What: Web3 funding collapsed 74 percent from $26.6 billion in 2022 to less than $7 billion in 2023, continuing to decline through 2025. Ninety percent of Web3 projects failed despite $112 billion in investment. NFT trading crashed 93 percent while active traders dropped 96 percent. Seventeen Web3 games shut down in 2025 alone. Metaverse platforms like Decentraland maintained only 379 daily active users despite billion-dollar valuations, while Roblox reported 52 million daily active users. Developers abandoned Web3, with 84 percent now using AI tools regularly compared to less than 10 percent working with blockchain. Meanwhile, artificial intelligence attracted $124.3 billion in 2024 investment, with agentic AI job postings increasing 985 percent year-over-year. The global AI market reached $198 billion in 2023 and $279.22 billion in 2024, projected to reach $1.81 trillion by 2030. However, U.S. data centers consumed 183 terawatt-hours of electricity in 2024, with Goldman Sachs forecasting 60 percent of increasing electricity demands will be met by burning fossil fuels.

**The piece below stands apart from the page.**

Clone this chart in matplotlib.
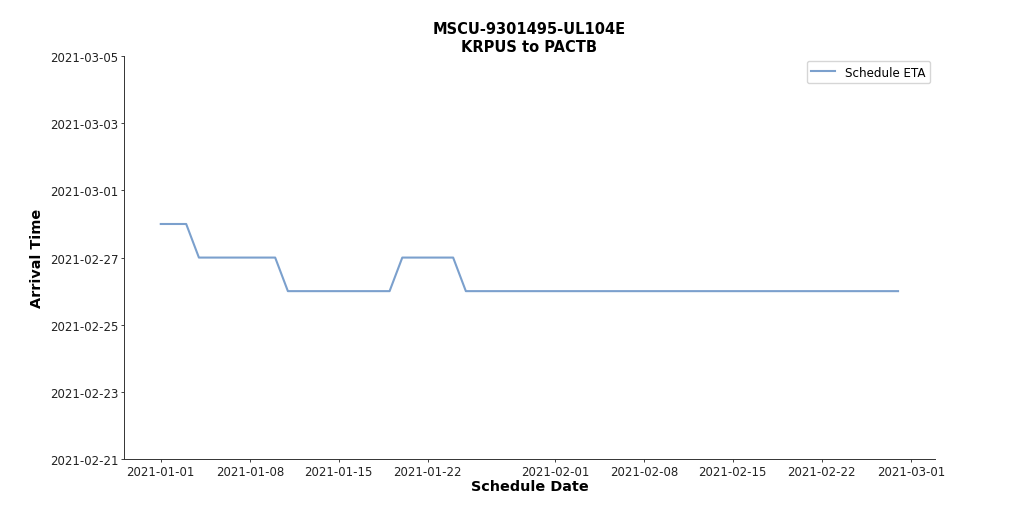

When: The shift accelerated between 2023 and 2025. Web3 funding peaked in 2022 before collapsing throughout 2023. AI investment surged in 2024, with major platforms deploying autonomous advertising systems throughout late 2024 and into 2026. Key milestones included Sam Bankman-Fried's November 2022 conviction, the 2024 AI investment boom, and January 2026 deployment of agentic advertising infrastructure across major platforms. Decentraland's public launch in February 2020 and subsequent user engagement failures throughout 2021-2022 exposed metaverse limitations. Nike's RTFKT acquisition in December 2021 marked peak brand investment enthusiasm, while 21 of top 50 fashion brands launched NFTs by January 2024.

Where: The transformation affected global technology markets, with particular impact in the United States. European regulators monitored AI competition dynamics. Asia saw continued blockchain development in niche applications. The advertising industry experienced the shift across programmatic platforms, search advertising, social media, and retail media networks worldwide. Metaverse platforms operated globally but concentrated users in specific regions, with Roblox maintaining strongest presence while blockchain-based alternatives failed worldwide. Major advertising holding companies—WPP, Omnicom, Publicis, IPG, Dentsu, and Havas—explored Web3 through global subsidiaries but pivoted toward AI by 2024-2025. Environmental impacts concentrated in data center locations, with particular electricity cost increases in Virginia, Maryland, and Ohio.

Why: Web3 failed because it offered complex, expensive, slow alternatives to existing solutions that already worked well. User experience problems plagued adoption, with 68 percent abandoning wallet setup. Regulation and taxation eliminated perceived benefits. Security breaches cost $3.1 billion in the first half of 2025. Project failure rates hit 90 percent, exposing fundamental business model problems. Metaverse platforms demonstrated critical weaknesses, with Decentraland's 379 daily users and The Sandbox's 616 users contrasting sharply with Roblox's 52 million daily active users. AI succeeded because it delivers immediate, measurable value through improved efficiency, better decision-making, and enhanced capabilities. Marketing professionals adopted AI tools because they make work easier and produce superior results. Advertising platforms deployed agentic AI systems that actually work, while Web3's promises remained unfulfilled. However, AI's environmental costs present new challenges, with data centers consuming enormous energy and increasing carbon emissions, creating sustainability concerns alongside technological benefits.